Much later, when I was about 20, Arthur Murch brought home a Phaidon book on Vermeer. Excellent large reproductions in full colour. The book caught me at the precise moment when I was looking for guidance about composing with abstract areas of colour. Vermeer could make any colour sing by juxtaposition. I suddenly realised that a large part of creating/enjoying art was this.
Vermeer used household objects to create patches of colour where he wanted them; and when he wanted to have a fling he could put almost any strong colour and pattern he cared to concoct, and contrive them as tapestries and rugs that were strewn about…
Thereafter Vermeer was often invoked when I pondered objects in my paintings.
Endangered species: I am always looking and listening for Swift Parrots and Regent Honeyeaters in Big Bush. They used to be here, but now only the odd Swifty; no more Regents. There is a program of breeding Regent honeyeaters in captivity and releasing them back into their former habitats. So I invited Vermeer to come to Big Bush and paint Regent Honeyeaters; breathe life into them and release them. He brought some of his girls.
Painting his girls into Big Bush was an eye opener. Seeing how he simplified his tonal areas yet kept absolute control of the modelling. My copies are only awe-stricken notes.
The top righthand corner is full of Big Bush shapes done in Delftware; and Vermeer’s household objects, including a scarcely disguised abstract tapestry; and the Lacemaker’s threads gone crazy, are strewn about Big Bush.

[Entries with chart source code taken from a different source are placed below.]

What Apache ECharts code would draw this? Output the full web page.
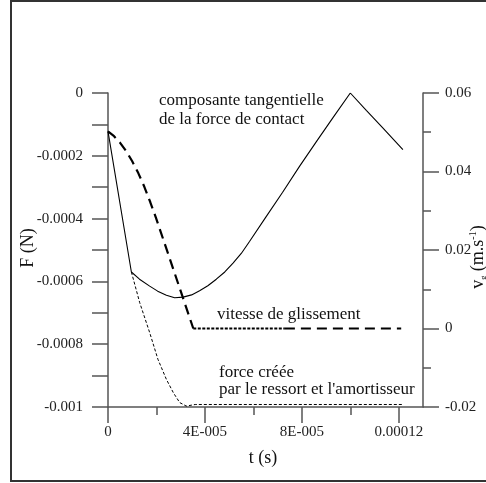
<!DOCTYPE html>
<html><head><meta charset="utf-8">
<script src="https://cdn.jsdelivr.net/npm/echarts@6/dist/echarts.min.js"></script>
<style>html,body{margin:0;padding:0;background:#fff}#c{width:486px;height:483px}</style>
</head><body><div id="c"></div>
<script>
// ---- data ----
const tForce = [0, 0.965e-5, 1.3e-5, 1.72e-5, 2.05e-5, 2.41e-5, 2.75e-5, 3.1e-5, 3.45e-5, 3.78e-5, 4.12e-5, 4.47e-5, 4.82e-5, 5.16e-5, 5.5e-5, 5.84e-5, 6.5e-5, 7.2e-5, 7.91e-5, 8.6e-5, 9.3e-5, 1.0e-4, 1.066e-4, 1.134e-4, 1.217e-4];
const fForce = [-0.000122, -0.00057, -0.000593, -0.000615, -0.000631, -0.000644, -0.000652, -0.00065, -0.000643, -0.00063, -0.000614, -0.000593, -0.00057, -0.000542, -0.000511, -0.000473, -0.000397, -0.000317, -0.000233, -0.000155, -0.000077, 0, -0.000055, -0.000111, -0.00018];

const tSpring = [0.965e-5, 1.31e-5, 1.72e-5, 2.06e-5, 2.41e-5, 2.7e-5, 2.96e-5, 3.23e-5, 3.6e-5, 1.22e-4];
const fSpring = [-0.00057, -0.000668, -0.000763, -0.000848, -0.000912, -0.000955, -0.000986, -0.000997, -0.000992, -0.000992];

const tVel = [0, 0.25e-5, 0.5e-5, 0.75e-5, 1.0e-5, 1.25e-5, 1.5e-5, 1.75e-5, 1.98e-5, 3.52e-5, 7.3e-5, 1.21e-4];
const vVel = [0.0502, 0.049, 0.0473, 0.0452, 0.0426, 0.0396, 0.0361, 0.0321, 0.0282, 0, 0, 0];
// index ranges of the velocity curve: dashed, densely dashed, dashed
const velPieces = [[0, 9, 'dash'], [9, 10, 'dense'], [10, 11, 'dash']];

const xTickValues = [0, 4e-5, 8e-5, 1.2e-4];
const xTickLabels = ['0', '4E-005', '8E-005', '0.00012'];
const xMinorTicks = [2e-5, 6e-5, 1e-4];

const fTickValues = [0, -0.0002, -0.0004, -0.0006, -0.0008, -0.001];
const fTickLabels = ['0', '-0.0002', '-0.0004', '-0.0006', '-0.0008', '-0.001'];

const vTickValues = [0.06, 0.04, 0.02, 0, -0.02];
const vTickLabels = ['0.06', '0.04', '0.02', '0', '-0.02'];
const vMinorTicks = [0.05, 0.03, 0.01, -0.01];

// ---- chart ----
const FONT = "'Liberation Serif', 'Times New Roman', serif";
const AX = '#555';
function lookup(vals, labels, v, eps) {
  for (let i = 0; i < vals.length; i++) if (Math.abs(vals[i] - v) < eps) return labels[i];
  return '';
}
function zip(a, b, i0, i1) {
  const out = [];
  for (let i = i0; i <= i1; i++) out.push([a[i], b[i]]);
  return out;
}
const lblStyle = { color: '#222', fontFamily: FONT, fontSize: 15 };

const series = [
  { type: 'line', name: 'force ressort', xAxisIndex: 0, yAxisIndex: 0, showSymbol: false, symbol: 'none',
    data: zip(tSpring, fSpring, 0, tSpring.length - 1),
    lineStyle: { color: '#000', width: 1, type: [3, 2] }, z: 2 },
  { type: 'line', name: 'composante tangentielle', xAxisIndex: 0, yAxisIndex: 0, showSymbol: false, symbol: 'none',
    data: zip(tForce, fForce, 0, tForce.length - 1),
    lineStyle: { color: '#000', width: 1.1 }, z: 3 }
];
velPieces.forEach(p => {
  series.push({ type: 'line', xAxisIndex: 0, yAxisIndex: 1, showSymbol: false, symbol: 'none',
    data: zip(tVel, vVel, p[0], p[1]),
    lineStyle: { color: '#000', width: 2.2, type: p[2] === 'dense' ? [3, 1.5] : [10, 6] }, z: 4 });
});

const chart = echarts.init(document.getElementById('c'), null, { renderer: 'canvas' });
chart.setOption({
  animation: false,
  backgroundColor: '#fff',
  grid: { left: 108, right: 63, top: 93, bottom: 76, containLabel: false },
  xAxis: [
    { type: 'value', min: 0, max: 1.3e-4, position: 'bottom',
      axisLine: { show: true, onZero: false, lineStyle: { color: AX, width: 1.5 } },
      axisTick: { show: true, inside: false, length: 16, customValues: xTickValues, lineStyle: { color: AX, width: 1.5 } },
      axisLabel: { show: true, margin: 18, customValues: xTickValues, ...lblStyle,
        formatter: v => lookup(xTickValues, xTickLabels, v, 1e-9) },
      splitLine: { show: false } },
    { type: 'value', min: 0, max: 1.3e-4, position: 'bottom',
      axisLine: { show: false, onZero: false },
      axisTick: { show: true, inside: false, length: 8, customValues: xMinorTicks, lineStyle: { color: AX, width: 1.5 } },
      axisLabel: { show: false }, splitLine: { show: false } }
  ],
  yAxis: [
    { type: 'value', min: -0.001, max: 0, interval: 0.0001, position: 'left',
      axisLine: { show: true, onZero: false, lineStyle: { color: AX, width: 1.5 } },
      axisTick: { show: true, inside: false, length: 16, lineStyle: { color: AX, width: 1.5 } },
      axisLabel: { show: true, margin: 25, ...lblStyle,
        formatter: v => lookup(fTickValues, fTickLabels, v, 1e-9) },
      splitLine: { show: false } },
    { type: 'value', min: -0.02, max: 0.06, position: 'right',
      axisLine: { show: true, onZero: false, lineStyle: { color: AX, width: 1.5 } },
      axisTick: { show: true, inside: false, length: 16, customValues: vTickValues, lineStyle: { color: AX, width: 1.5 } },
      axisLabel: { show: true, margin: 22, customValues: vTickValues, ...lblStyle,
        formatter: v => lookup(vTickValues, vTickLabels, v, 1e-7) },
      splitLine: { show: false } },
    { type: 'value', min: -0.02, max: 0.06, position: 'right',
      axisLine: { show: false, onZero: false },
      axisTick: { show: true, inside: false, length: 8, customValues: vMinorTicks, lineStyle: { color: AX, width: 1.5 } },
      axisLabel: { show: false }, splitLine: { show: false } }
  ],
  series: series,
  graphic: [
    { type: 'rect', shape: { x: 11, y: 1, width: 500, height: 480 }, silent: true,
      style: { fill: 'none', stroke: '#333', lineWidth: 2 }, z: 0 },
    { type: 'text', x: 159, y: 101, style: { text: 'composante tangentielle', font: '17px ' + FONT, fill: '#111', textAlign: 'left', textVerticalAlign: 'middle' } },
    { type: 'text', x: 159, y: 119.5, style: { text: 'de la force de contact', font: '17px ' + FONT, fill: '#111', textAlign: 'left', textVerticalAlign: 'middle' } },
    { type: 'text', x: 217, y: 315, style: { text: 'vitesse de glissement', font: '17px ' + FONT, fill: '#111', textAlign: 'left', textVerticalAlign: 'middle' } },
    { type: 'text', x: 219, y: 373, style: { text: 'force créée', font: '17px ' + FONT, fill: '#111', textAlign: 'left', textVerticalAlign: 'middle' } },
    { type: 'text', x: 219, y: 390, style: { text: "par le ressort et l'amortisseur", font: '17px ' + FONT, fill: '#111', textAlign: 'left', textVerticalAlign: 'middle' } },
    { type: 'text', x: 263, y: 458, style: { text: 't (s)', font: '18px ' + FONT, fill: '#111', textAlign: 'center', textVerticalAlign: 'middle' } },
    { type: 'text', x: 28, y: 248, rotation: Math.PI / 2, style: { text: 'F (N)', font: '18px ' + FONT, fill: '#111', textAlign: 'center', textVerticalAlign: 'middle' } },
    { type: 'text', x: 478, y: 257, rotation: Math.PI / 2,
      style: { text: '{a|v}{b|g}{a| (m.s}{c|-1}{a|)}', fill: '#111', textAlign: 'center', textVerticalAlign: 'middle',
        rich: {
          a: { fontFamily: FONT, fontSize: 18, lineHeight: 20, verticalAlign: 'middle', fill: '#111' },
          b: { fontFamily: FONT, fontSize: 8, lineHeight: 20, verticalAlign: 'bottom', fill: '#111' },
          c: { fontFamily: FONT, fontSize: 10, lineHeight: 20, verticalAlign: 'top', fill: '#111' }
        } } }
  ]
});
</script>
</body></html>
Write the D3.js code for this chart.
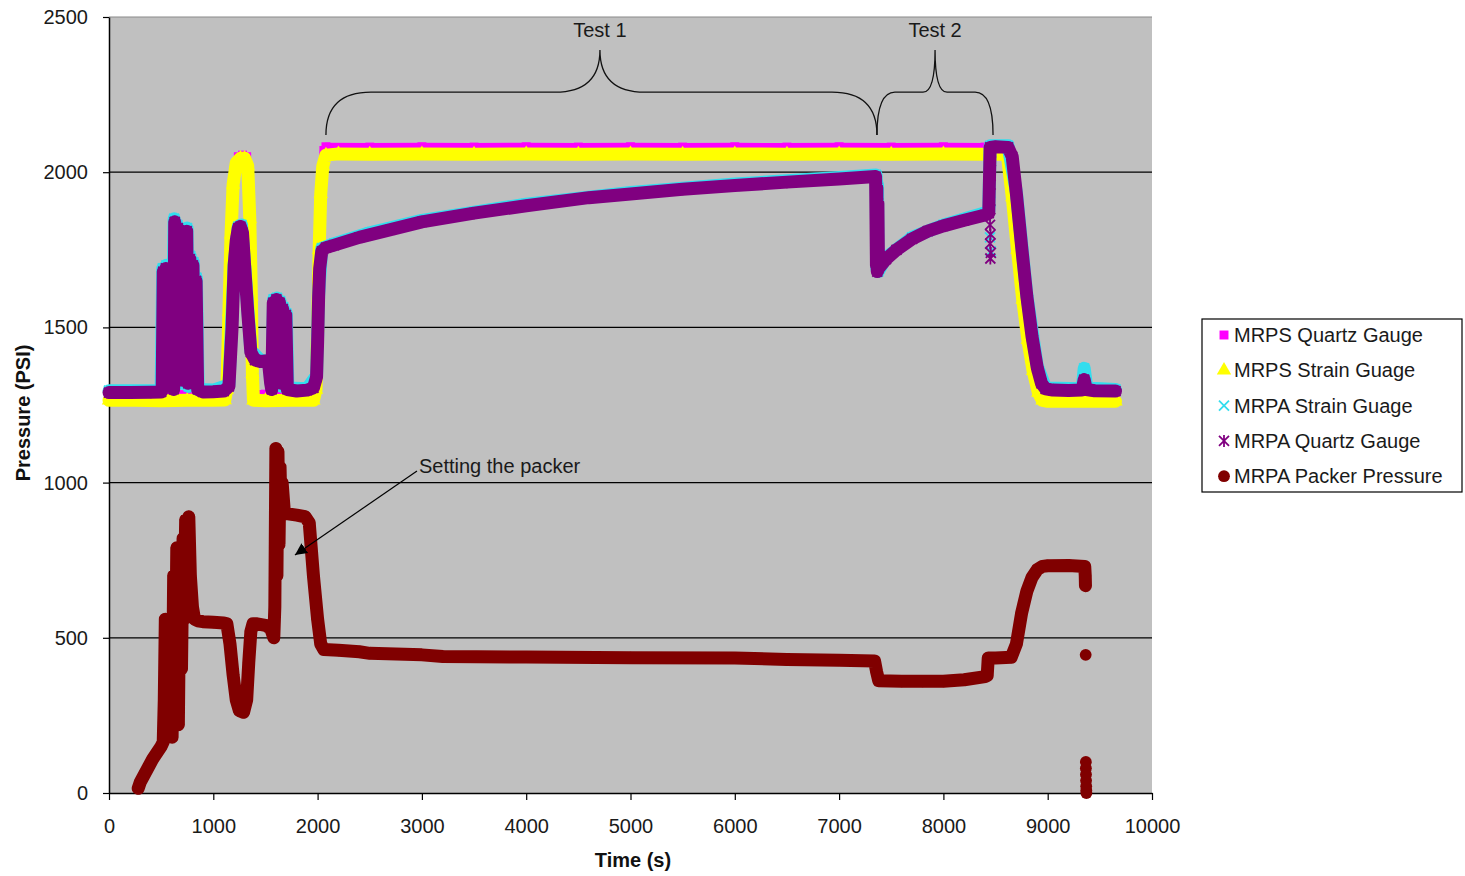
<!DOCTYPE html>
<html>
<head>
<meta charset="utf-8">
<script src="https://cdn.jsdelivr.net/npm/d3@7"></script>
<style>
  body { margin: 0; background: #fff; }
  text { font-family: "Liberation Sans", Arial, sans-serif; }
</style>
</head>
<body>
<svg id="chart" width="1465" height="876"></svg>
<script>
// ---- Data: [time (s), pressure (psi)]; connected runs, plus stray readings ----
const mrpsQuartz = [
  [0,1285],[250,1285],[500,1286],[750,1285],[1000,1286],[1120,1287],[1150,1310],[1170,1600],
  [1190,1880],[1210,2010],[1240,2050],[1280,2055],[1320,2050],[1345,2000],[1360,1700],[1372,1400],
  [1385,1286],[1500,1285],[1750,1285],[1970,1286],[2000,1320],[2015,1600],[2030,1850],[2045,2000],
  [2060,2070],[2080,2082],[2500,2081],[3000,2082],[3500,2081],[4000,2082],[4500,2081],[5000,2082],
  [5500,2081],[6000,2082],[6500,2081],[7000,2082],[7500,2081],[8000,2082],[8400,2081],[8620,2078],
  [8680,1950],[8740,1770],[8800,1600],[8860,1450],[8920,1340],[8970,1290],[9200,1286],[9400,1286],[9650,1287]
];
const mrpsStrain = [
  [0,1265],[250,1265],[500,1264],[750,1265],[1000,1265],[1110,1266],[1130,1300],[1150,1550],
  [1170,1800],[1190,1960],[1220,2030],[1260,2045],[1300,2045],[1330,2020],[1350,1850],[1365,1600],
  [1375,1350],[1385,1265],[1500,1264],[1750,1265],[1960,1265],[1985,1300],[2000,1500],[2015,1750],
  [2030,1930],[2050,2020],[2080,2055],[2200,2059],[2500,2058],[3000,2059],[3500,2058],[4000,2059],
  [4500,2058],[5000,2059],[5500,2058],[6000,2059],[6500,2058],[7000,2059],[7500,2058],[8000,2059],
  [8400,2058],[8580,2058],[8615,2050],[8660,1920],[8710,1750],[8760,1590],[8810,1460],[8860,1360],
  [8910,1290],[8950,1265],[9000,1262],[9200,1262],[9400,1262],[9650,1262]
];
const mrpaStrain = [
  [0,1296],[250,1296],[500,1297],[515,1690],[535,1320],[550,1700],[570,1350],[585,1660],[600,1310],
  [625,1850],[640,1330],[655,1830],[672,1380],[688,1800],[703,1320],[718,1780],[733,1420],[748,1820],
  [763,1310],[778,1730],[793,1360],[808,1710],[823,1320],[838,1660],[855,1300],[1000,1298],[1150,1315],
  [1200,1705],[1240,1825],[1270,1830],[1300,1705],[1360,1425],[1450,1395],[1530,1390],[1560,1305],
  [1578,1590],[1595,1340],[1610,1595],[1625,1380],[1640,1585],[1655,1310],[1670,1565],[1688,1330],
  [1700,1545],[1715,1305],[1900,1302],[1990,1345],[2010,1605],[2040,1755],[2160,1770],[2500,1805],
  [3000,1845],[4000,1897],[5000,1935],[6000,1962],[7000,1983],[7355,1991],[7362,1690],[7368,1960],
  [7375,1680],[7450,1725],[7700,1790],[8000,1830],[8435,1873],[8448,2085],[8620,2085],[8700,1935],
  [8800,1605],[8900,1375],[8980,1305],[9330,1302],[9350,1368],[9375,1305],[9650,1300]
];
const mrpaStrainStray = [[8452,1905],[8447,1790],[8455,1745]];
const mrpaQuartz = [
  [0,1290],[200,1290],[400,1291],[500,1292],[510,1300],[520,1680],[530,1350],[545,1690],[560,1400],
  [575,1650],[590,1320],[605,1600],[620,1300],[630,1840],[645,1350],[660,1820],[675,1400],[690,1790],
  [705,1330],[720,1760],[735,1450],[745,1810],[760,1320],[775,1720],[790,1380],[805,1700],[820,1330],
  [835,1650],[850,1300],[900,1292],[1000,1293],[1100,1295],[1150,1310],[1180,1500],[1200,1700],
  [1220,1780],[1240,1820],[1260,1825],[1280,1805],[1300,1700],[1330,1550],[1360,1420],[1400,1395],
  [1450,1390],[1500,1392],[1530,1385],[1550,1320],[1560,1300],[1575,1580],[1590,1350],[1605,1590],
  [1620,1400],[1635,1580],[1650,1320],[1665,1560],[1680,1350],[1695,1540],[1710,1300],[1800,1295],
  [1900,1298],[1960,1305],[1990,1340],[2000,1450],[2010,1600],[2020,1690],[2040,1745],[2080,1757],
  [2160,1765],[2400,1790],[2700,1815],[3000,1840],[3500,1868],[4000,1892],[4600,1918],[5000,1930],
  [5500,1945],[6000,1957],[6500,1968],[7000,1978],[7350,1986],[7358,1700],[7362,1950],[7366,1680],
  [7372,1900],[7378,1690],[7450,1720],[7550,1750],[7700,1785],[7850,1810],[8000,1827],[8200,1845],
  [8400,1862],[8435,1868],[8448,2080],[8500,2082],[8620,2080],[8660,2050],[8700,1930],[8750,1760],
  [8800,1600],[8850,1470],[8900,1370],[8940,1320],[8980,1302],[9050,1298],[9200,1297],[9330,1298],
  [9350,1332],[9370,1300],[9450,1296],[9650,1295]
];
const mrpaQuartzStray = [[8455,2035],[8452,1960],[8450,1880],[8447,1830],[8452,1800],[8448,1770],[8455,1740],[8450,1722]];
const packerPressure = [
  [280,15],[300,35],[340,60],[380,85],[420,110],[460,130],[500,150],[520,165],[530,300],[540,560],
  [550,200],[560,480],[575,250],[590,520],[605,180],[620,700],[635,300],[650,790],[665,220],[680,750],
  [695,400],[710,820],[720,560],[735,880],[750,620],[765,890],[780,700],[800,600],[820,560],[850,555],
  [900,552],[1000,550],[1100,548],[1130,545],[1160,480],[1190,380],[1220,300],[1250,265],[1290,260],
  [1320,300],[1340,420],[1360,520],[1380,545],[1420,545],[1500,540],[1550,530],[1580,500],[1590,600],
  [1600,1110],[1610,700],[1620,1100],[1630,800],[1640,1050],[1650,900],[1660,1000],[1680,910],
  [1700,900],[1800,895],[1880,890],[1920,870],[1960,700],[2000,560],[2030,480],[2060,462],[2200,460],
  [2400,455],[2500,450],[3000,445],[3200,440],[4000,438],[5000,436],[6000,435],[6500,430],[7000,428],
  [7340,425],[7360,390],[7380,362],[7600,360],[7800,360],[8000,360],[8200,365],[8400,375],[8420,378],
  [8430,435],[8500,435],[8650,437],[8700,480],[8750,580],[8800,650],[8850,695],[8900,720],[8950,730],
  [9000,732],[9200,733],[9355,730],[9360,700],[9362,668]
];
const packerPressureStray = [[9364,445],[9366,100],[9366,80],[9367,60],[9368,40],[9369,22],[9370,8],[9371,0]];

const seriesNames = ["MRPS Quartz Gauge","MRPS Strain Guage","MRPA Strain Guage","MRPA Quartz Gauge","MRPA Packer Pressure"];
const xTicks = [0,1000,2000,3000,4000,5000,6000,7000,8000,9000,10000];
const yTicks = [0,500,1000,1500,2000,2500];

// Braces over the two tests: [start time, tip time, end time]
const braceTest1 = [2080, 4707, 7363];
const braceTest2 = [7363, 7920, 8476];
const braceLevels = [2120, 2258, 2394];   // end, bar, tip (psi)
const braceLabels = ["Test 1", "Test 2"];
const braceLabelLevel = 2458;

// Callout: text anchor and arrow [time, psi]
const noteText = "Setting the packer";
const noteAnchor = [2972, 1031];
const noteArrowFrom = [2953, 1037];
const noteArrowTo = [1783, 767];

// ---- Layout ----
const svg = d3.select("#chart");
const x = d3.scaleLinear().domain([0, 10000]).range([109, 1152]);
const y = d3.scaleLinear().domain([0, 2500]).range([793, 17]);
const FONT = 20;

svg.append("rect").attr("width", 1465).attr("height", 876).attr("fill", "#fff");

// Plot area
svg.append("rect")
  .attr("x", x(0)).attr("y", y(2500))
  .attr("width", x(10000) - x(0)).attr("height", y(0) - y(2500))
  .attr("fill", "#c0c0c0");

// Gridlines
svg.append("g").selectAll("line").data(yTicks.filter(v => v > 0)).join("line")
  .attr("x1", x(0)).attr("x2", x(10000))
  .attr("y1", d => y(d)).attr("y2", d => y(d))
  .attr("stroke", d => d === 2500 ? "#8a8a8a" : "#000")
  .attr("stroke-width", 1.2);

// Axes
const yAxis = svg.append("g").attr("transform", `translate(${x(0)},0)`)
  .call(d3.axisLeft(y).tickValues(yTicks).tickSize(6).tickPadding(15).tickSizeOuter(0).tickFormat(d3.format("d")));
const xAxis = svg.append("g").attr("transform", `translate(0,${y(0)})`)
  .call(d3.axisBottom(x).tickValues(xTicks).tickSize(7).tickPadding(19).tickSizeOuter(0).tickFormat(d3.format("d")));
[yAxis, xAxis].forEach(a => {
  a.select(".domain").attr("stroke", "#000").attr("stroke-width", 1.5);
  a.selectAll(".tick line").attr("stroke", "#000").attr("stroke-width", 1.2);
  a.selectAll(".tick text").attr("font-size", FONT).attr("fill", "#1a1a1a")
    .attr("font-family", "'Liberation Sans', Arial, sans-serif");
});

// Axis titles
svg.append("text")
  .attr("transform", `translate(30,413) rotate(-90)`)
  .attr("text-anchor", "middle").attr("font-size", FONT).attr("font-weight", "bold")
  .attr("fill", "#111").text("Pressure (PSI)");
svg.append("text")
  .attr("x", 633).attr("y", 867)
  .attr("text-anchor", "middle").attr("font-size", FONT).attr("font-weight", "bold")
  .attr("fill", "#111").text("Time (s)");

// ---- Markers ----
const markers = {
  square:   { d: d3.symbol(d3.symbolSquare, 80)(), fill: true },
  triangle: { d: d3.symbol(d3.symbolTriangle, 90)(), fill: true },
  cross:    { d: "M-5,-5L5,5M-5,5L5,-5", fill: false },
  star:     { d: "M-5,-5L5,5M-5,5L5,-5M0,-6L0,6", fill: false },
  circle:   { d: d3.symbol(d3.symbolCircle, 110)(), fill: true }
};

const series = [
  { data: mrpsQuartz,     stray: [],                  color: "#ff00ff", width: 8,  marker: "square" },
  { data: mrpsStrain,     stray: [],                  color: "#ffff00", width: 13, marker: "triangle" },
  { data: mrpaStrain,     stray: mrpaStrainStray,     color: "#33ddee", width: 13, marker: "cross" },
  { data: mrpaQuartz,     stray: mrpaQuartzStray,     color: "#800080", width: 13, marker: "star" },
  { data: packerPressure, stray: packerPressureStray, color: "#800000", width: 13, marker: "circle" }
];

const line = d3.line().x(d => x(d[0])).y(d => y(d[1]));
const plot = svg.append("g");

series.forEach(s => {
  const g = plot.append("g");
  g.append("path").datum(s.data)
    .attr("d", line).attr("fill", "none")
    .attr("stroke", s.color).attr("stroke-width", s.width)
    .attr("stroke-linejoin", "round").attr("stroke-linecap", "round");
  const m = markers[s.marker];
  g.selectAll("path.pt").data(s.data.concat(s.stray)).join("path").attr("class", "pt")
    .attr("transform", d => `translate(${x(d[0])},${y(d[1])})`)
    .attr("d", m.d)
    .attr("fill", m.fill ? s.color : "none")
    .attr("stroke", s.color).attr("stroke-width", m.fill ? 0 : 1.8);
});

// ---- Braces ----
function bracePath(b, r, r2) {
  const [xa, xm, xb] = b.map(x);
  const [yEnd, yBar, yTip] = braceLevels.map(y);
  return `M${xa},${yEnd} Q${xa},${yBar} ${xa + r},${yBar} L${xm - r2},${yBar} ` +
         `Q${xm},${yBar} ${xm},${yTip} Q${xm},${yBar} ${xm + r2},${yBar} ` +
         `L${xb - r},${yBar} Q${xb},${yBar} ${xb},${yEnd}`;
}
svg.append("path").attr("d", bracePath(braceTest1, 45, 45))
  .attr("fill", "none").attr("stroke", "#111").attr("stroke-width", 1.3);
svg.append("path").attr("d", bracePath(braceTest2, 18, 12))
  .attr("fill", "none").attr("stroke", "#111").attr("stroke-width", 1.3);
[braceTest1, braceTest2].forEach((b, i) => {
  svg.append("text").attr("x", x(b[1])).attr("y", y(braceLabelLevel)).attr("dy", "0.35em")
    .attr("text-anchor", "middle").attr("font-size", FONT).attr("fill", "#1a1a1a").text(braceLabels[i]);
});

// ---- Callout ----
svg.append("defs").append("marker")
  .attr("id", "arrowhead").attr("viewBox", "0 0 10 10").attr("refX", 10).attr("refY", 5)
  .attr("markerWidth", 12).attr("markerHeight", 12).attr("markerUnits", "userSpaceOnUse")
  .attr("orient", "auto")
  .append("path").attr("d", "M0,0L10,5L0,10z").attr("fill", "#000");
svg.append("line")
  .attr("x1", x(noteArrowFrom[0])).attr("y1", y(noteArrowFrom[1]))
  .attr("x2", x(noteArrowTo[0])).attr("y2", y(noteArrowTo[1]))
  .attr("stroke", "#000").attr("stroke-width", 1.2).attr("marker-end", "url(#arrowhead)");
svg.append("text").attr("x", x(noteAnchor[0])).attr("y", y(noteAnchor[1]))
  .attr("font-size", FONT).attr("fill", "#1a1a1a").text(noteText);

// ---- Legend ----
const legend = svg.append("g").attr("transform", "translate(1202,319)");
legend.append("rect").attr("width", 260).attr("height", 173)
  .attr("fill", "#fff").attr("stroke", "#000").attr("stroke-width", 1.2);
series.forEach((s, i) => {
  const cy = 16 + i * 35.3;
  const m = markers[s.marker];
  legend.append("path").attr("transform", `translate(22,${cy})`).attr("d", m.d)
    .attr("fill", m.fill ? s.color : "none")
    .attr("stroke", s.color).attr("stroke-width", m.fill ? 0 : 1.8);
  legend.append("text").attr("x", 32).attr("y", cy).attr("dy", "0.35em")
    .attr("font-size", FONT).attr("fill", "#1a1a1a").text(seriesNames[i]);
});
</script>
</body>
</html>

Around 2002 a friend then in his late 80s Pieter/Peter Lafeber/Lafebre – born in Den Helder in The Netherlands – gave me a Vemeer – his Vermeer – one of six copies of “The Girl with the Pearl Ear-ring” – the other five versions distributed among his five daughters. Peter taught art at Farrer Memorial Agricultural HS on the edge of Tamworth for many years. He became a potter – much influenced by the folk craft movement and the philosophy of Bernard LEACH. He and his writer wife Joanna retired from Tamworth (to which they had emigrated in the early 1950s) to Fingal Bay/Port Stephens. Both lived to their mid-90s – Joanna slightly less – Peter a little beyond. Friends I miss. The Vermeer lass is looking across her shoulder to me now as I write – while Joanna’s writing and the letters from her I still read bring her voice alive! All that from seeing that Vermeer girl above. Thanks!